If the dataset is saved in a text file, use the cvtk split command. For example, suppose you have a tab-delimited text file data.txt with the image file paths in the first column and the label names in the second column:

data.txt

data/fruits/strawberry/68e35228.jpg     strawberry
data/fruits/eggplant/833bda67.jpg       eggplant
data/fruits/cucumber/c1a79fff.jpg       cucumber
data/fruits/eggplant/c2e2291e.jpg       eggplant
data/fruits/tomato/3ee5d80e.jpg tomato
data/fruits/eggplant/3da0be49.jpg       eggplant
...

To split this data into training, validation, and test sets in a 6:2:2 ratio, run the following command. The --shuffle option shuffles the data before splitting.

cvtk split --input data.txt --output data_subset.txt --ratios 6:2:2 --shuffle

If the command runs successfully, it generates the files data_subset.txt.0, data_subset.txt.1, and data_subset.txt.2` in the current directory. The number of samples in each file will roughly match the ratio specified by --ratios.

wc -l data.txt
# 400 data.txt

wc -l data_subset.txt.0 data_subset.txt.1 data_subset.txt.2
# 240 data_subset.txt.0
# 80 data_subset.txt.1
# 80 data_subset.txt.2
# 400 total

In general, shuffling the data ensures that each subset contains data from all classes. However, if the dataset is imbalanced, the class distribution in each subset may not be uniform. In such cases, user can use the --stratify option to split the data so that each subset has a uniform class distribution.

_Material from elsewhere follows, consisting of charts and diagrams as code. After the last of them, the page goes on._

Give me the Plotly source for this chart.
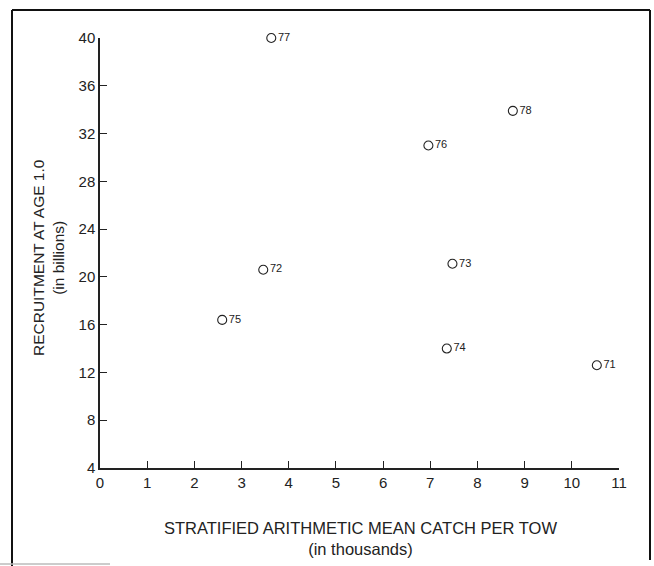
import plotly.graph_objects as go

years = ["71", "72", "73", "74", "75", "76", "77", "78"]
catch_per_tow = [10.53, 3.46, 7.47, 7.35, 2.59, 6.96, 3.63, 8.75]
recruitment = [12.6, 20.6, 21.1, 14.0, 16.4, 31.0, 40.0, 33.9]
x_ticks = list(range(0, 12))
y_ticks = list(range(4, 41, 4))

FONT = "Liberation Sans, Arial, Helvetica, sans-serif"
INK = "#222222"

fig = go.Figure()
fig.add_trace(go.Scatter(
    x=catch_per_tow, y=recruitment, text=years,
    mode="markers+text", textposition="middle right",
    marker=dict(symbol="circle-open", size=9, color=INK, line=dict(width=1.1, color=INK)),
    textfont=dict(family=FONT, size=11, color=INK),
    showlegend=False, cliponaxis=False,
))

W, H = 654, 566
L, R, T, B = 100, 35, 38, 98
pw, ph = W - L - R, H - T - B

def px2paper(px, py):
    return (px - L) / pw, (H - B - py) / ph

x0, yb = px2paper(12, 566)
x1, yt = px2paper(650, 10)
shapes = [
    dict(type="line", xref="paper", yref="paper", x0=x0, x1=x0, y0=yb, y1=yt, line=dict(color="#111", width=2)),
    dict(type="line", xref="paper", yref="paper", x0=x0, x1=x1, y0=yt, y1=yt, line=dict(color="#111", width=2)),
    dict(type="line", xref="paper", yref="paper", x0=x1, x1=x1, y0=yt, y1=px2paper(0, 560)[1], line=dict(color="#111", width=2)),
]
bx0, by = px2paper(0, 564)
bx1, _ = px2paper(110, 564)
shapes.append(dict(type="line", xref="paper", yref="paper", x0=bx0, x1=bx1, y0=by, y1=by, line=dict(color="#bbb", width=1.5)))

ytx, yty = px2paper(48, 258)
xtx, xty = px2paper(360, 538)
annotations = [
    dict(xref="paper", yref="paper", x=ytx, y=yty, text="RECRUITMENT AT AGE 1.0<br>(in billions)",
         textangle=-90, showarrow=False, font=dict(family=FONT, size=15.5, color=INK), xanchor="center", yanchor="middle"),
    dict(xref="paper", yref="paper", x=xtx, y=xty, text="STRATIFIED ARITHMETIC MEAN CATCH PER TOW<br>(in thousands)",
         showarrow=False, font=dict(family=FONT, size=16.5, color=INK), xanchor="center", yanchor="middle"),
]

fig.update_layout(
    width=W, height=H,
    margin=dict(l=L, r=R, t=T, b=B, pad=0),
    paper_bgcolor="white", plot_bgcolor="white",
    shapes=shapes, annotations=annotations,
    xaxis=dict(range=[0, 11], tickvals=x_ticks, ticktext=[str(v) for v in x_ticks],
               showline=True, linecolor=INK, linewidth=1.5, ticks="inside", ticklen=7, tickwidth=1,
               tickcolor=INK, showgrid=False, zeroline=False,
               tickfont=dict(family=FONT, size=15, color=INK)),
    yaxis=dict(range=[4, 40], tickvals=y_ticks, ticktext=[str(v) for v in y_ticks],
               showline=True, linecolor=INK, linewidth=1.5, ticks="inside", ticklen=7, tickwidth=1,
               tickcolor=INK, showgrid=False, zeroline=False,
               tickfont=dict(family=FONT, size=15, color=INK)),
)

fig.write_html("out.html", config={"displayModeBar": False},
               post_script="document.body.style.margin='0';document.body.style.overflow='hidden';")
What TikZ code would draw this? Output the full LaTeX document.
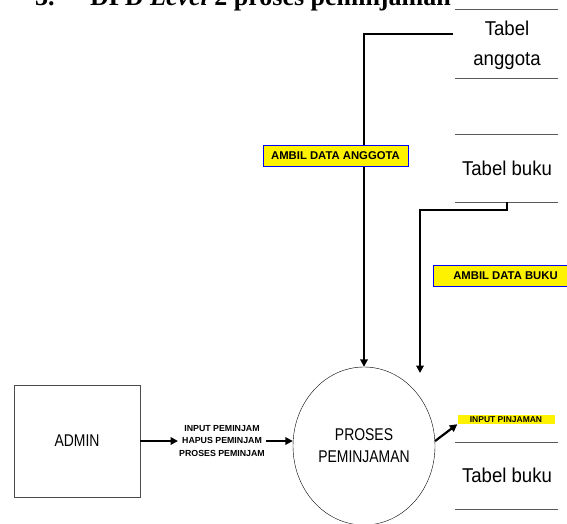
\documentclass[tikz,border=0pt]{standalone}
\usepackage{fontspec}
\setmainfont{Liberation Sans}
\newfontfamily\judulfont{Liberation Serif}
\newfontfamily\sempitfont[FakeStretch=0.82]{Liberation Sans}
\newfontfamily\tabelfont[FakeStretch=0.93]{Liberation Sans}
\usetikzlibrary{arrows.meta,shapes.geometric}

\begin{document}
\begin{tikzpicture}[x=1pt, y=-1pt,
  flow/.style={black, line width=2.2pt, -{Triangle[length=7.5pt,width=7.5pt]}},
  garistabel/.style={gray!70!black, line width=0.9pt},
  tabel/.style={font=\tabelfont\fontsize{20}{30}\selectfont, align=center, inner sep=0pt},
  ambil/.style={draw=blue, line width=0.8pt, fill=yellow, inner sep=0pt,
    minimum width=145pt, minimum height=21pt, font=\bfseries\fontsize{11.3}{13}\selectfont},
  judul/.style={anchor=base west, inner sep=0pt, font=\judulfont\bfseries\fontsize{26}{30}\selectfont}]
  \useasboundingbox (0,0) rectangle (567,524);
  \node[judul] (nomor) at (35,6) {3.};
  \node[judul] (judulteks) at (90,6) {DFD \textit{Level} 2 proses peminjaman};
  \foreach \y in {9,78,134,202,442,509}
    \draw[garistabel] (455,\y) -- (558,\y);
  \node[tabel] (tanggota) at (507,45) {Tabel\\anggota};
  \node[tabel] (tbuku) at (507,168) {Tabel buku};
  \node[tabel] (tbukudua) at (507,475) {Tabel buku};
  \node[draw=gray!60!black, minimum width=126pt, minimum height=112pt,
    font=\sempitfont\fontsize{17}{20}\selectfont] (admin) at (77,441) {ADMIN};
  \node[ellipse, draw, thin, minimum width=142pt, minimum height=158pt, align=center,
    font=\sempitfont\fontsize{17}{22}\selectfont] (proses) at (364,446) {PROSES\\PEMINJAMAN};
  \coordinate (ujunganggota) at (453,34);
  \coordinate (ujungbuku) at (507,202);
  \coordinate (masukbuku) at (420,373);
  \draw[flow] (ujunganggota) -| (proses.north);
  \draw[flow] (ujungbuku) -- ++(0,8) -| (masukbuku);
  \node[ambil] (ambilanggota) at (335.5,155.5) {AMBIL DATA ANGGOTA};
  \node[ambil] (ambilbuku) at (505.5,276) {AMBIL DATA BUKU};
  \node[font=\bfseries\fontsize{8.8}{12.5}\selectfont, align=center, inner sep=1pt] (lblinput) at (222,441)
    {INPUT PEMINJAM\\HAPUS PEMINJAM\\PROSES PEMINJAM};
  \draw[flow] (admin.east) -- (lblinput.west);
  \draw[flow] (lblinput.east) -- (lblinput.east -| proses.west);
  \node[fill=yellow, minimum width=97pt, minimum height=9pt, inner sep=0pt,
    font=\bfseries\fontsize{8.5}{9}\selectfont] (lblpinjam) at (506,419.5) {INPUT PINJAMAN};
  \draw[flow] (proses.4) -- (lblpinjam.south west);
\end{tikzpicture}
\end{document}
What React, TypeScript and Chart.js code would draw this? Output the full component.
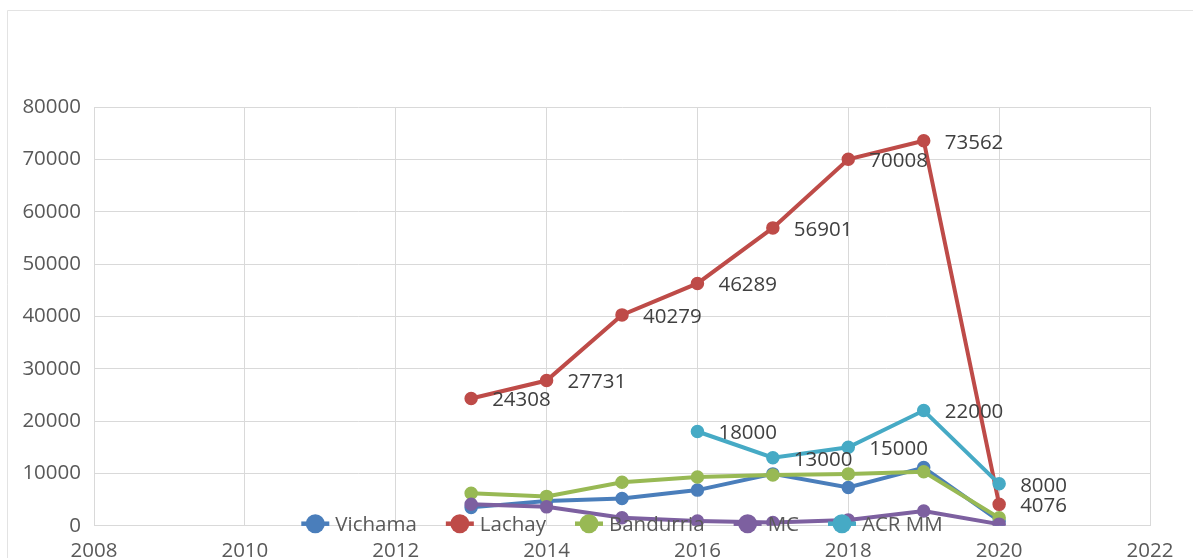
import React, { useEffect, useRef } from "react";
import { Chart, registerables } from "chart.js";

Chart.register(...registerables);

// ---- data ----
const years = [2013, 2014, 2015, 2016, 2017, 2018, 2019, 2020];
const vichama = [3500, 4700, 5200, 6800, 9900, 7300, 11100, 900];
const lachay = [24308, 27731, 40279, 46289, 56901, 70008, 73562, 4076];
const bandurria = [6200, 5600, 8300, 9300, 9700, 9900, 10300, 1500];
const mc = [4100, 3600, 1500, 900, 600, 1100, 2800, 300];
const acrMM: (number | null)[] = [null, null, null, 18000, 13000, 15000, 22000, 8000];

const seriesNames = ["Vichama", "Lachay", "Bandurria", "MC", "ACR MM"];
const seriesValues: (number | null)[][] = [vichama, lachay, bandurria, mc, acrMM];
const seriesColors = ["#4A7EBB", "#BE4B48", "#98B954", "#7D60A0", "#46AAC5"];
const labeledSeries = ["Lachay", "ACR MM"];

const xMin = 2008;
const xMax = 2022;
const xStep = 2;
const yMin = 0;
const yMax = 80000;
const yStep = 10000;

const FONT = "'Open Sans', sans-serif";
const FONT_SIZE = 20.5;
const TEXT_COLOR = "#595959";
const LABEL_COLOR = "#404040";
const GRID_COLOR = "#d9d9d9";

const toPoints = (vals: (number | null)[]) =>
  years
    .map((yr, i) => ({ x: yr, y: vals[i] }))
    .filter((p) => p.y !== null && p.y !== undefined);

const framePlugin = {
  id: "frame",
  beforeDraw(chart: any) {
    const ctx = chart.ctx;
    ctx.save();
    ctx.fillStyle = "#ffffff";
    ctx.fillRect(0, 0, chart.width, chart.height);
    ctx.strokeStyle = "#e3e3e3";
    ctx.lineWidth = 1;
    ctx.beginPath();
    ctx.moveTo(7.5, chart.height + 5);
    ctx.lineTo(7.5, 10.5);
    ctx.lineTo(chart.width + 5, 10.5);
    ctx.stroke();
    ctx.restore();
  },
};

const labelPlugin = {
  id: "pointLabels",
  afterDatasetsDraw(chart: any) {
    const ctx = chart.ctx;
    ctx.save();
    ctx.font = `${FONT_SIZE}px ${FONT}`;
    ctx.fillStyle = LABEL_COLOR;
    ctx.textAlign = "left";
    ctx.textBaseline = "middle";
    chart.data.datasets.forEach((ds: any, di: number) => {
      if (!labeledSeries.includes(ds.label)) return;
      const meta = chart.getDatasetMeta(di);
      meta.data.forEach((el: any, i: number) => {
        const v = ds.data[i].y;
        ctx.fillText(String(v), el.x + 21, el.y + 2);
      });
    });
    ctx.restore();
  },
};

const legendPlugin = {
  id: "customLegend",
  afterDraw(chart: any) {
    const ctx = chart.ctx;
    const area = chart.chartArea;
    ctx.save();
    ctx.font = `${FONT_SIZE}px ${FONT}`;
    const half = 14;
    const textGap = 20;
    const itemGap = 29;
    const widths = chart.data.datasets.map((ds: any) => ctx.measureText(ds.label).width);
    let total = 0;
    widths.forEach((w: number, i: number) => {
      total += half + textGap + w;
      if (i < widths.length - 1) total += itemGap;
    });
    let x = (area.left + area.right) / 2 - total / 2;
    const y = area.bottom - 2;
    chart.data.datasets.forEach((ds: any, i: number) => {
      const cx = x + half;
      ctx.strokeStyle = ds.borderColor;
      ctx.lineWidth = 4.5;
      ctx.beginPath();
      ctx.moveTo(cx - half, y);
      ctx.lineTo(cx + half, y);
      ctx.stroke();
      ctx.fillStyle = ds.borderColor;
      ctx.beginPath();
      ctx.arc(cx, y, 9.5, 0, Math.PI * 2);
      ctx.fill();
      ctx.fillStyle = TEXT_COLOR;
      ctx.textAlign = "left";
      ctx.textBaseline = "middle";
      ctx.fillText(ds.label, cx + textGap, y + 1);
      x = cx + textGap + widths[i] + itemGap;
    });
    ctx.restore();
  },
};

export default function App() {
  const canvasRef = useRef<HTMLCanvasElement | null>(null);

  useEffect(() => {
    if (!canvasRef.current) return;
    Chart.defaults.font.family = FONT;
    const chart = new Chart(canvasRef.current, {
      type: "line",
      data: {
        datasets: seriesNames.map((name, i) => ({
          label: name,
          data: toPoints(seriesValues[i]),
          borderColor: seriesColors[i],
          backgroundColor: seriesColors[i],
          pointBackgroundColor: seriesColors[i],
          pointBorderColor: seriesColors[i],
          borderWidth: 4,
          pointRadius: 6,
          pointBorderWidth: 1.5,
          tension: 0,
          fill: false,
          order: seriesNames.length - i,
        })),
      },
      options: {
        animation: false,
        responsive: false,
        devicePixelRatio: 1,
        layout: { padding: { left: 0, right: 43, top: 107, bottom: 0 } },
        plugins: {
          legend: { display: false },
          tooltip: { enabled: false },
          title: { display: false },
        },
        scales: {
          x: {
            type: "linear",
            min: xMin,
            max: xMax,
            afterFit: (s: any) => {
              s.height = 32.3;
            },
            ticks: {
              stepSize: xStep,
              callback: (v: any) => String(v),
              color: TEXT_COLOR,
              font: { size: FONT_SIZE, family: FONT },
              padding: 13,
              maxRotation: 0,
              autoSkip: false,
            },
            grid: { color: GRID_COLOR, lineWidth: 1, drawTicks: false },
            border: { color: GRID_COLOR },
          },
          y: {
            type: "linear",
            min: yMin,
            max: yMax,
            afterFit: (s: any) => {
              s.width = 94;
            },
            ticks: {
              stepSize: yStep,
              callback: (v: any) => String(v),
              color: TEXT_COLOR,
              font: { size: FONT_SIZE, family: FONT },
              padding: 13,
            },
            grid: { color: GRID_COLOR, lineWidth: 1, drawTicks: false },
            border: { color: GRID_COLOR },
          },
        },
      },
      plugins: [framePlugin, labelPlugin, legendPlugin],
    });
    return () => chart.destroy();
  }, []);

  return (
    <div style={{ position: "fixed", left: 0, top: 0, width: 1193, height: 558, overflow: "hidden" }}>
      <canvas ref={canvasRef} width={1193} height={558} style={{ display: "block" }} />
    </div>
  );
}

cvtk split --input all.txt --output data_subset.txt --ratios 6:2:2 --shuffle --stratify

COCO Format Files

To split COCO format files into multiple subsets, use the cvtk cocosplit command.

cvtk cocosplit --input bbox.json --output data_subset.json --ratios 6:2:2 --shuffle

The command generates the files data_subset.json.0, data_subset.json.1, and data_subset.json.2` in the directory. The number of samples in each file will roughly match the ratio specified by --ratios.

The cvtk package also provides a command to combine multiple COCO format files into a single file.

You can also combine multiple COCO format files into a single file using the cvtk cococombine command. Note that, specify the paths of the files to be combined as a comma-separated list without spaces between the files.

cvtk cococombine --input data_subset.json.0,data_subset.json.1,data_subset.json.2 \
                 --output data_combined.json